A common operation in image processing is manipulating height maps. Height maps are usually greyscale bitmap files where a white pixel (RGB values are 255 for all 3) is the highest point, and a black pixel (RGB values are 0 for all 3) is the lowest point.

You know enlarging photographs can give you some weird results. What happens is you’re trying to fill in the blanks in a larger image using values from the original image. **Where do you think the image editing software comes up with values?** Interpolation.

If you think of the red, green and blue values of image pixels as 3 different “height maps”, then you’re just performing interpolation on 3 values. Suppose we’re talking about linear interpolation between two pixels. You’ll interpolate between the red component of the 2 pixels and get a value. Similarly you do it for the green and blue components. The calculated results of the red, green and blue become the interpolated colour.

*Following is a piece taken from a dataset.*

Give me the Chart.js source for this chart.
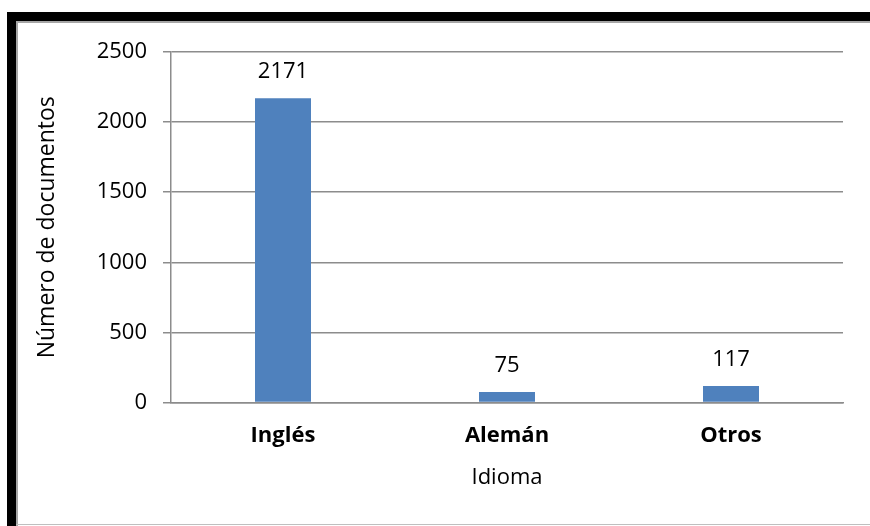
<!DOCTYPE html>
<html>
<head>
<meta charset="utf-8">
<script src="https://cdn.jsdelivr.net/npm/chart.js@4/dist/chart.umd.min.js"></script>
<style>
  html, body { margin: 0; padding: 0; background: #fff; }
  #wrap { position: relative; width: 870px; height: 526px; }
  canvas { display: block; }
</style>
</head>
<body>
<div id="wrap"><canvas id="c" width="870" height="526"></canvas></div>
<script>
const categories = ['Inglés', 'Alemán', 'Otros'];
const documentos = [2171, 75, 117];
const yTicks = [0, 500, 1000, 1500, 2000, 2500];
const yTitle = 'Número de documentos';
const xTitle = 'Idioma';

const FONT = "'Open Sans', 'DejaVu Sans', sans-serif";

const framePlugin = {
  id: 'frame',
  beforeDraw(chart) {
    const ctx = chart.ctx;
    ctx.save();
    ctx.fillStyle = '#ffffff';
    ctx.fillRect(0, 0, chart.width, chart.height);
    ctx.fillStyle = '#000000';
    ctx.fillRect(7, 12, chart.width - 7, 9);
    ctx.fillRect(7, 12, 9, chart.height - 12);
    ctx.fillStyle = '#a6a6a6';
    ctx.fillRect(16, 21, chart.width - 16, 2);
    ctx.fillRect(16, 21, 2, chart.height - 21);
    ctx.fillStyle = '#bfbfbf';
    ctx.fillRect(16, 524, chart.width - 16, 1);
    ctx.restore();
  }
};

const valueLabels = {
  id: 'valueLabels',
  afterDatasetsDraw(chart) {
    const ctx = chart.ctx;
    const meta = chart.getDatasetMeta(0);
    ctx.save();
    ctx.font = "22px " + FONT;
    ctx.fillStyle = '#000';
    ctx.textAlign = 'center';
    ctx.textBaseline = 'alphabetic';
    meta.data.forEach((bar, i) => {
      ctx.fillText(String(chart.data.datasets[0].data[i]), bar.x, bar.y - 20);
    });
    ctx.restore();
  }
};

new Chart(document.getElementById('c'), {
  type: 'bar',
  data: {
    labels: categories,
    datasets: [{
      data: documentos,
      backgroundColor: '#4f81bd',
      borderWidth: 0,
      barPercentage: 0.25,
      categoryPercentage: 1.0
    }]
  },
  options: {
    responsive: false,
    animation: false,
    devicePixelRatio: 1,
    layout: { padding: { top: 52, right: 27, bottom: 0, left: 0 } },
    plugins: {
      legend: { display: false },
      tooltip: { enabled: false }
    },
    scales: {
      x: {
        grid: { display: false, drawTicks: false },
        border: { display: true, color: '#8c8c8c', width: 1.5 },
        ticks: {
          color: '#000',
          font: { family: FONT, size: 22, weight: 'bold' },
          padding: 20
        },
        title: {
          display: true,
          text: xTitle,
          color: '#000',
          font: { family: FONT, size: 22 },
          padding: { top: 0, bottom: 35 }
        },
        afterFit(s) { s.height = 123.5; }
      },
      y: {
        min: 0,
        max: 2500,
        afterBuildTicks(s) { s.ticks = yTicks.map(v => ({ value: v })); },
        grid: {
          color: '#8c8c8c',
          lineWidth: 1.5,
          drawTicks: true,
          tickLength: 8,
          tickColor: '#8c8c8c'
        },
        border: { display: true, color: '#8c8c8c', width: 1.5 },
        ticks: {
          color: '#000',
          font: { family: FONT, size: 22 },
          padding: 16,
          callback: (v) => String(v)
        },
        title: {
          display: true,
          text: yTitle,
          color: '#000',
          font: { family: FONT, size: 23 },
          padding: { top: 34, bottom: 0 }
        },
        afterFit(s) { s.width = 171; }
      }
    }
  },
  plugins: [framePlugin, valueLabels]
});
</script>
</body>
</html>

There are all kinds of cubic curves available. The Catmull–Rom spline, the non-uniform rational B-spline (NURBS) and I didn’t really want to write anything on the subject after I remember my Hermite splines… I love Bezier curves though, so I thought maybe I can write something with that.

Instead of 2 points used in linear interpolation, **cubic interpolation uses 4 points**. To illustrate, suppose you’re on an undulating plain with small hills undulating in their usual carefree manner. You’re in between two such (undulating) hills and you want to find out how high you are.

Instead of linear interpolating your way through these two (undulating) hills, the better way will be to interpolate with another 2 (undulating) hills! Ok, I’m stopping with the undulating thing…

The Bezier curve equation looks like this:

B(t) = (1-t)^3 * p0 + 3*(1-t)^2 * t * p1 + 3*(1-t)* t^2 * p2 + t^3 * p3

where p0, p1, p2, p3 are the (height) values, and t lies between 0 and 1 inclusive.

You will be between p1 and p2. Let’s also assume that the hills are equidistant from each other. Like the pixels on an image, the hills shall be of equal distance from its neighbour.

Because of this equidistant property, p1 is 0.33 (roughly 1/3) units away from p0, p2 is 0.67 (roughly 2/3) units away from p0 and p3 is 1 unit away from p0.

How do you know what’s the value of t to use? You might be able to calculate the t if you do linear interpolation between p1 and p2. But that t value is different from the t value in the Bezier curve.

Ahhh… once you get the t-linear value, you interpolate with 0.33 and 0.67 to get the t-Bezier value. Confused? Suppose you’re one quarter way from p1 to p2. Your t-linear value is 1/4. Interpolate that with 0.33 and 0.67 to get

f(1/4) = (1 – 1/4) * 0.33 + 1/4 * 0.67

= 0.415

And 0.415 is your t-Bezier value. Voila!

I know. It’s logical to think that there’s a power 2 somewhere. But there isn’t. There is one fundamental flaw with quadratic interpolation. Which segment do you use?

Interpolation is just a method of creating data values using a set of existing data. What those created values mean is up to you to interpret.

In image processing, interpolation can be used to fill in blanks when enlarging an image. It doesn’t guarantee that the enlarged image looks good. Image processing is very much an aesthetic-based operation. I’ll talk a bit more on this when I get to writing code to rotate images.